Aboriginal populations have been, until recently, primarily located in rural and isolated areas of Canada. This distribution is partly attributable to the historic pattern of occupation and the practice of traditional ways of life. It is also a product, especially for members of First Nations, of the establishment of Indian Reserves. Reserves are treaty and non-treaty lands that were set aside ostensibly to protect Aboriginal people. However, their unstated purpose was to expedite settlement and resource exploitation. In central Canada and on the prairies, First Nations gave up their ownership of vast territories-as acknowledged in the Royal Proclamation of 1763-in exchange for reserves and attendant economic and social benefits. In British Columbia, reserves were established for the most part without negotiation or compensation. The failure to obtain proper legal consent is the basis for ongoing land claims in this province. In either case, the lands First Nations bands received were often small, out-of-the way parcels of marginal quality (the combined area of the 2300 reserves in Canadian provinces is less than half that of the large Navajo reservation in the United States). Reserves situated on better land, especially those in expanding urban areas, were, in some cases, expropriated without compensation. The physical and economic isolation of reserves was reinforced by the Indian Act of 1876 and its distinction between "status" and "non-status" Indians. Status Indians were allowed to live on reserves and receive the benefits of treaty settlements; they could not, however, vote, serve in the military or on juries. Non-status Indians, in contrast, effectively chose to relinquish their treaty rights for Canadian citizenship. Women who married non-First Nations persons automatically lost their status as Indians. The government hoped these policies, along with residential schools, and restrictions on some political and ceremonial activities, would assimilate First Nations people into Canadian society. The policies ultimately failed. Most First Nations people kept their rights even in the face of poor housing, inadequate services, and high unemployment on many reserves.

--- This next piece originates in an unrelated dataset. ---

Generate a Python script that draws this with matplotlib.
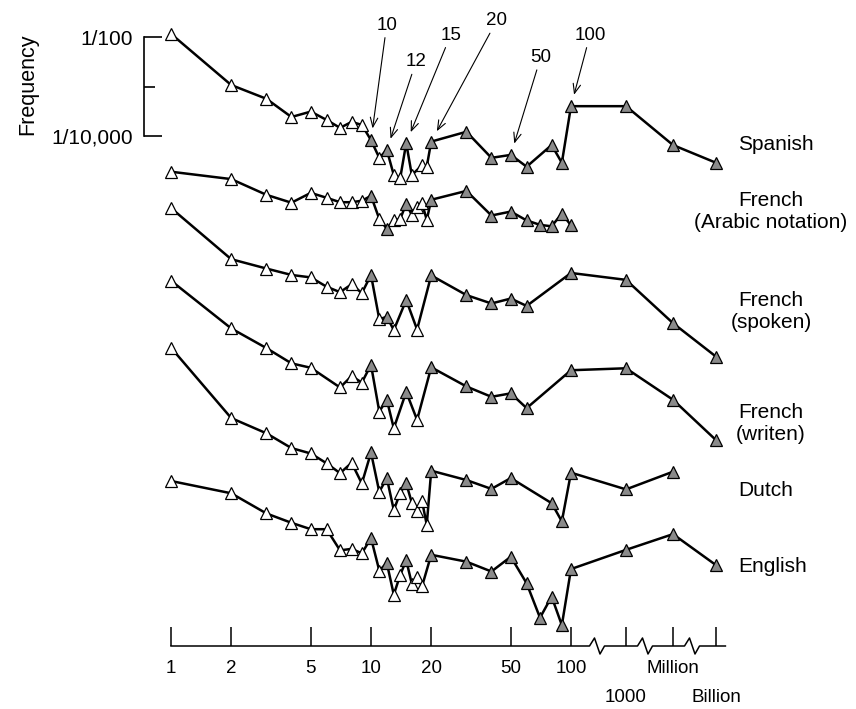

While Aboriginal people are collectively still the most rural ethnic population in Canada, they have also moved to urban areas in large numbers over the past 50 years. In 1996, 35 percent of the Aboriginal population, and almost 50 percent of Métis, lived in Canada's 43 largest cities. Winnipeg, Manitoba has the largest Aboriginal population (45,000) while Saskatoon, Saskatchewan has the highest proportion (7.5 percent of the city's residents are Aboriginal people). There are many push and pull factors for this urban migration. Perhaps the most important have been the gradual changes to the Indian Act. Aboriginal people now enjoy the same rights and freedoms as other Canadians while many who had voluntarily or involuntarily given up their Indian status have been reinstated. Employment and educational opportunities, social contacts, and urban support networks have also encouraged migration. Population pressures and natural increase may also play a factor. Aboriginal populations are growing at a rate of 3 percent annually, more than double the rate for the general population. More than half of this growth occurs off-reserve.